Portal governance policy

The UOC portal (or its public website) is the University's public face. This is why it is key for it to engage its intended audiences and meet their needs.

The main aim of this page is to explain what exactly we mean by 'UOC portal', what its strategic objectives are, and who its main audiences are. The page also aims to share the portal's governance model, which is based on three pillars: monitoring committees, roles and responsibilities, and the processes and criteria for publishing web content.

1. General principles: what is it, and what is its purpose?

According to its mission, the UOC's website is its main platform for building loyalty and communicating with external audiences worldwide, and it is a tool for disseminating our academic knowledge. It provides relevant content and an excellent user experience, representing the university's pioneering, accessible and transformative vision.

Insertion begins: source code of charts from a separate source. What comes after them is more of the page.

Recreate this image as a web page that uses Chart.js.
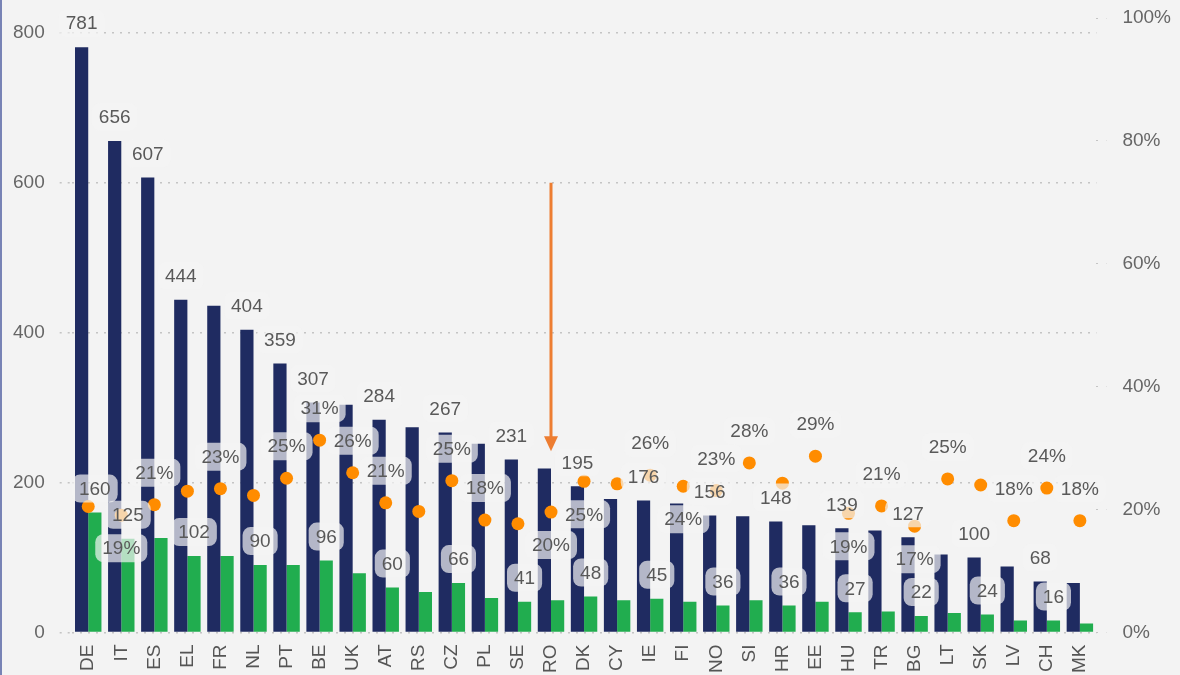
<!DOCTYPE html>
<html lang="en">

<head>
    <meta charset="UTF-8">
    <meta name="viewport" content="width=device-width, initial-scale=1.0">
    <script src="https://cdn.jsdelivr.net/npm/chart.js"></script>
    <title>Chart</title>
    <style>
        html,
        body {
            margin: 0;
            padding: 0;
            background: #f3f3f3;
        }

        #moldura {
            width: 1180px;
            height: 675px;
            box-sizing: border-box;
            border-left: 2px solid #7883b5;
            overflow: hidden;
        }

        canvas {
            display: block;
        }
    </style>
</head>

<body>
    <div id="moldura">
        <canvas id="grafico"></canvas>
    </div>
</body>

</html>

<script>
    // dados
    var paises = ['DE', 'IT', 'ES', 'EL', 'FR', 'NL', 'PT', 'BE', 'UK', 'AT', 'RS', 'CZ', 'PL', 'SE', 'RO', 'DK',
        'CY', 'IE', 'FI', 'NO', 'SI', 'HR', 'EE', 'HU', 'TR', 'BG', 'LT', 'SK', 'LV', 'CH', 'MK'];
    var totais = [781, 656, 607, 444, 436, 404, 359, 307, 304, 284, 274, 267, 252, 231, 219, 195,
        178, 176, 172, 156, 155, 148, 143, 139, 136, 127, 104, 100, 88, 68, 66];
    var parciais = [160, 125, 126, 102, 102, 90, 90, 96, 79, 60, 54, 66, 46, 41, 43, 48,
        43, 45, 41, 36, 43, 36, 41, 27, 28, 22, 26, 24, 16, 16, 12];
    var percentuais = [20.5, 19.1, 20.8, 23, 23.4, 22.3, 25.1, 31.3, 26, 21.1, 19.7, 24.7, 18.3, 17.7, 19.6, 24.6,
        24.2, 25.6, 23.8, 23.1, 27.6, 24.3, 28.7, 19.4, 20.6, 17.3, 25, 24, 18.2, 23.5, 18.2];
    var ticksEsquerda = [0, 200, 400, 600, 800];
    var seta = { pais: 'RO', inicio: 600, fim: 242 };

    Chart.defaults.font.family = '"Liberation Sans", Arial, sans-serif';
    Chart.defaults.font.size = 19;
    Chart.defaults.color = '#666';

    // rotulos com caixa, escondendo os que se sobrepoem
    var rotulos = {
        id: 'rotulos',
        afterDatasetsDraw: function (chart) {
            var ctx = chart.ctx;
            var ocupados = [];
            var grupos = [
                { ds: 1, texto: function (v) { return String(v); }, deslocs: [-24] },
                { ds: 2, texto: function (v) { return String(v); }, deslocs: [-24] },
                { ds: 0, texto: function (v) { return Math.round(v) + '%'; }, deslocs: [-32, 33] }
            ];
            ctx.save();
            ctx.font = '19px "Liberation Sans", Arial, sans-serif';
            ctx.textAlign = 'center';
            ctx.textBaseline = 'middle';

            grupos.forEach(function (g) {
                var meta = chart.getDatasetMeta(g.ds);
                meta.data.forEach(function (el, i) {
                    var txt = g.texto(chart.data.datasets[g.ds].data[i]);
                    var w = ctx.measureText(txt).width;
                    for (var k = 0; k < g.deslocs.length; k++) {
                        var x = el.x;
                        var y = el.y + g.deslocs[k];
                        var r = { x1: x - w / 2 - 7, x2: x + w / 2 + 7, y1: y - 13, y2: y + 13 };
                        var colide = ocupados.some(function (o) {
                            return r.x1 < o.x2 && r.x2 > o.x1 && r.y1 < o.y2 && r.y2 > o.y1;
                        });
                        if (!colide) {
                            ocupados.push(r);
                            ctx.fillStyle = 'rgba(243,243,243,0.7)';
                            ctx.beginPath();
                            ctx.roundRect(x - w / 2 - 7, y - 14, w + 14, 28, 8);
                            ctx.fill();
                            ctx.fillStyle = '#595959';
                            ctx.fillText(txt, x, y + 1);
                            break;
                        }
                    }
                });
            });
            ctx.restore();
        }
    };

    var flecha = {
        id: 'flecha',
        afterDraw: function (chart) {
            var ctx = chart.ctx;
            var x = chart.scales.x.getPixelForValue(paises.indexOf(seta.pais));
            var y0 = chart.scales.y.getPixelForValue(seta.inicio);
            var y1 = chart.scales.y.getPixelForValue(seta.fim);
            ctx.save();
            ctx.strokeStyle = '#ed7d31';
            ctx.fillStyle = '#ed7d31';
            ctx.lineWidth = 3;
            ctx.beginPath();
            ctx.moveTo(x, y0);
            ctx.lineTo(x, y1 - 12);
            ctx.stroke();
            ctx.beginPath();
            ctx.moveTo(x - 7, y1 - 15);
            ctx.lineTo(x + 7, y1 - 15);
            ctx.lineTo(x, y1);
            ctx.closePath();
            ctx.fill();
            ctx.restore();
        }
    };

    function semFolgaTopo(escala) {
        escala.paddingTop = 0;
    }

    var ctx = document.getElementById('grafico');
    ctx.width = 1178;
    ctx.height = 675;

    var grafico = new Chart(ctx, {
        data: {
            labels: paises,
            datasets: [{
                type: 'line',
                label: '%',
                data: percentuais,
                yAxisID: 'y1',
                showLine: false,
                pointRadius: 6.5,
                pointHoverRadius: 6.5,
                pointBackgroundColor: '#ff8c00',
                pointBorderWidth: 0,
                order: 0
            }, {
                type: 'bar',
                label: 'Total',
                data: totais,
                yAxisID: 'y',
                backgroundColor: '#1f2b61',
                categoryPercentage: 0.8,
                barPercentage: 1.0,
                order: 1
            }, {
                type: 'bar',
                label: 'Parcial',
                data: parciais,
                yAxisID: 'y',
                backgroundColor: '#21ad4f',
                categoryPercentage: 0.8,
                barPercentage: 1.0,
                order: 1
            }]
        },
        options: {
            responsive: false,
            animation: false,
            layout: {
                padding: { left: -4, right: -7, top: 18, bottom: -2 }
            },
            plugins: {
                legend: { display: false },
                tooltip: { enabled: false }
            },
            scales: {
                x: {
                    grid: { display: false },
                    border: { display: false },
                    ticks: {
                        minRotation: 90,
                        maxRotation: 90,
                        padding: 4,
                        color: '#555'
                    }
                },
                y: {
                    position: 'left',
                    min: 0,
                    max: 820,
                    afterBuildTicks: function (escala) {
                        escala.ticks = ticksEsquerda.map(function (v) { return { value: v }; });
                    },
                    afterFit: semFolgaTopo,
                    grid: {
                        color: '#c4c4c4',
                        lineWidth: 1.5,
                        tickLength: 12,
                        tickColor: '#c4c4c4',
                        tickBorderDash: [2, 6]
                    },
                    border: { display: false, dash: [2, 6] },
                    ticks: {
                        padding: 15,
                        color: '#666'
                    }
                },
                y1: {
                    position: 'right',
                    min: 0,
                    max: 100,
                    afterFit: semFolgaTopo,
                    border: { display: false },
                    grid: {
                        drawOnChartArea: false,
                        tickLength: 10,
                        tickColor: '#c4c4c4',
                        tickBorderDash: [2, 8]
                    },
                    ticks: {
                        stepSize: 20,
                        padding: 16,
                        color: '#666',
                        callback: function (v) { return v + '%'; }
                    }
                }
            }
        },
        plugins: [rotulos, flecha]
    });
</script>
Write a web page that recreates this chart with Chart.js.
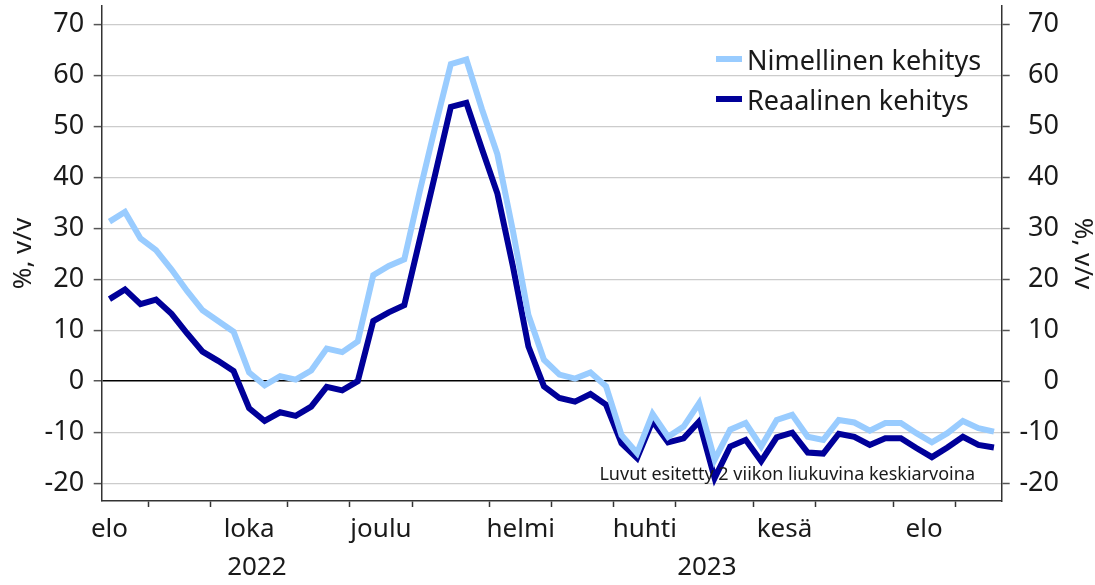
<!DOCTYPE html>
<html>
<head>
<meta charset="utf-8">
<script src="https://cdn.jsdelivr.net/npm/chart.js@4.4.1/dist/chart.umd.min.js"></script>
<style>
  html, body { margin: 0; padding: 0; background: #ffffff; }
  #wrap { position: relative; width: 1095px; height: 585px; font-family: 'Noto Sans', sans-serif; color: #1a1a1a; }
  #chart { position: absolute; left: 0; top: 0; }
  #legend { position: absolute; left: 716px; top: 39px; }
  .item { display: flex; align-items: center; height: 40px; font-size: 27px; line-height: 27px; white-space: nowrap; }
  .sw { width: 26px; height: 6px; margin-right: 5px; }
  #note { position: absolute; right: 120px; top: 464px; font-size: 18px; line-height: 18px; white-space: nowrap; }
</style>
</head>
<body>
<div id="wrap">
  <canvas id="chart" width="1095" height="585"></canvas>
  <div id="legend"></div>
  <div id="note"></div>
</div>
<script>
// ---- data (weekly, 2-week moving averages, Aug 2022 - Sep 2023) ----
const seriesNames = ['Nimellinen kehitys', 'Reaalinen kehitys'];
const seriesColors = ['#99ccff', '#000099'];

const nominal = [
  31.3, 33.2, 28.0, 25.7, 21.9, 17.7, 13.9, 11.8, 9.7, 1.7,
  -0.8, 1.0, 0.3, 2.1, 6.4, 5.7, 7.8, 20.8, 22.6, 23.9,
  37.3, 50.0, 62.2, 63.1, 53.4, 44.5, 29.5, 13.0, 4.2, 1.3,
  0.5, 1.7, -1.0, -10.6, -14.1, -6.4, -10.9, -8.9, -4.3, -15.4,
  -9.5, -8.2, -12.8, -7.6, -6.6, -10.9, -11.5, -7.6, -8.1, -9.7,
  -8.2, -8.2, -10.2, -12.0, -10.2, -7.8, -9.2, -9.9
];
const real = [
  16.1, 18.0, 15.1, 16.0, 13.2, 9.4, 5.8, 4.0, 2.0, -5.3,
  -7.8, -6.1, -6.8, -5.0, -1.1, -1.8, 0.0, 11.8, 13.5, 14.9,
  27.8, 40.7, 53.8, 54.6, 45.6, 36.8, 22.5, 6.8, -1.0, -3.3,
  -4.0, -2.5, -4.6, -12.2, -15.1, -7.8, -12.0, -11.2, -7.9, -19.0,
  -12.8, -11.5, -15.7, -11.0, -10.1, -14.0, -14.2, -10.3, -10.9, -12.5,
  -11.2, -11.2, -13.1, -14.9, -13.0, -10.9, -12.5, -13.0
];

// month boundaries (between weeks) and month label positions (week index)
const monthBoundaries = [2.5, 6.5, 11.5, 15.5, 19.5, 24.5, 28.5, 32.5, 36.5, 41.5, 45.5, 50.5, 54.5];
const monthLabels = ['elo', 'loka', 'joulu', 'helmi', 'huhti', 'kesä', 'elo'];
const monthLabelPos = [0, 9, 17.5, 26.5, 34.5, 43.5, 52.5];
const yearLabels = ['2022', '2023'];
const yearLabelPos = [9.5, 38.5];

const yTickValues = [-20, -10, 0, 10, 20, 30, 40, 50, 60, 70];
const axisTitle = '%, v/v';
const noteText = 'Luvut esitetty 2 viikon liukuvina keskiarvoina';

// ---- build ----
const FONT = "'Noto Sans', sans-serif";
const TXT = '#1a1a1a';

const xTicks = [];
monthBoundaries.forEach(v => xTicks.push({ value: v, label: '', mark: true }));
monthLabelPos.forEach((v, i) => xTicks.push({ value: v, label: monthLabels[i], mark: false }));
yearLabelPos.forEach((v, i) => xTicks.push({ value: v, label: ['', yearLabels[i]], mark: false }));
xTicks.sort((a, b) => a.value - b.value);
const xTickByValue = new Map(xTicks.map(t => [t.value, t]));

const yMin = -23.5, yMax = 73.6;

const noPad = s => { s.paddingTop = 0; s.paddingBottom = 0; s.paddingLeft = 0; s.paddingRight = 0; };

const yTicksOpt = { font: { family: FONT, size: 27 }, color: TXT, padding: 9.5, callback: v => String(v) };
const titleOpt = { display: true, text: axisTitle, color: TXT, font: { family: FONT, size: 26, lineHeight: 1 } };

new Chart(document.getElementById('chart'), {
  type: 'line',
  data: {
    datasets: [0, 1].map(k => ({
      label: seriesNames[k],
      data: (k === 0 ? nominal : real).map((v, i) => ({ x: i, y: v })),
      borderColor: seriesColors[k],
      backgroundColor: seriesColors[k],
      borderWidth: 6,
      pointRadius: 0,
      tension: 0,
      borderJoinStyle: 'miter',
      yAxisID: 'y'
    }))
  },
  options: {
    responsive: false,
    animation: false,
    devicePixelRatio: 1,
    layout: { padding: { top: 6, left: 0, right: 0, bottom: 0 } },
    plugins: { legend: { display: false }, tooltip: { enabled: false } },
    scales: {
      x: {
        type: 'linear', position: 'bottom', min: -0.5, max: 57.5,
        afterBuildTicks: s => { s.ticks = xTicks.map(t => ({ value: t.value })); },
        ticks: {
          autoSkip: false, maxRotation: 0, minRotation: 0, padding: 4,
          font: { family: FONT, size: 26, lineHeight: 1.46 }, color: TXT,
          callback: v => (xTickByValue.get(v) || { label: '' }).label
        },
        grid: {
          drawOnChartArea: false, tickLength: 6, tickWidth: 1.5,
          tickColor: c => (c.tick && xTickByValue.get(c.tick.value) && xTickByValue.get(c.tick.value).mark) ? '#333333' : 'rgba(0,0,0,0)'
        },
        border: { color: '#333333', width: 1.5 },
        afterFit: s => { s.height = 84; noPad(s); }
      },
      y: {
        position: 'left', min: yMin, max: yMax,
        afterBuildTicks: s => { s.ticks = yTickValues.map(v => ({ value: v })); },
        ticks: yTicksOpt,
        grid: {
          drawOnChartArea: true, tickLength: 8, tickWidth: 1.5, tickColor: '#555555',
          color: c => (c.tick && c.tick.value === 0) ? '#000000' : '#cccccc',
          lineWidth: c => (c.tick && c.tick.value === 0) ? 1.5 : 1.2
        },
        border: { color: '#333333', width: 1.5 },
        title: Object.assign({}, titleOpt, { padding: { top: 11, bottom: 0 } }),
        afterFit: s => { s.width = 101.7; noPad(s); }
      },
      y2: {
        position: 'right', min: yMin, max: yMax,
        afterBuildTicks: s => { s.ticks = yTickValues.map(v => ({ value: v })); },
        ticks: Object.assign({}, yTicksOpt, { crossAlign: 'far' }),
        grid: { drawOnChartArea: false, tickLength: 8, tickWidth: 1.5, tickColor: '#555555' },
        border: { color: '#333333', width: 1.5 },
        afterFit: s => { s.width = 57.3; noPad(s); }
      },
      y3: {
        position: 'right', min: yMin, max: yMax,
        afterBuildTicks: s => { s.ticks = yTickValues.map(v => ({ value: v })); },
        ticks: { display: false },
        grid: { display: false, drawTicks: false },
        border: { display: false },
        title: Object.assign({}, titleOpt, { padding: { top: 0, bottom: 0 } }),
        afterFit: s => { s.width = 36; noPad(s); }
      }
    }
  }
});

// legend and note as real text
const leg = document.getElementById('legend');
seriesNames.forEach((n, k) => {
  const it = document.createElement('div');
  it.className = 'item';
  const sw = document.createElement('span');
  sw.className = 'sw';
  sw.style.background = seriesColors[k];
  const tx = document.createElement('span');
  tx.textContent = n;
  it.appendChild(sw); it.appendChild(tx);
  leg.appendChild(it);
});
document.getElementById('note').textContent = noteText;
</script>
</body>
</html>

All the content offered by the university under the uoc.edu domain (web pages, micro-sites, blogs and general-interest journals) makes up the UOC's website.

The website plays a key and central role in the UOC's digital ecosystem of communication channels. In addition to the content management system (AEM) and the audiovisual resource manager (DAM), there are many other tools and platforms that contribute to the digital experience of all our audiences: analytics tools, customer relationship management (CRM), profiling and enrolment analysis, the intranet, blogs, social networks, digital journals, audiovisual platforms, etc.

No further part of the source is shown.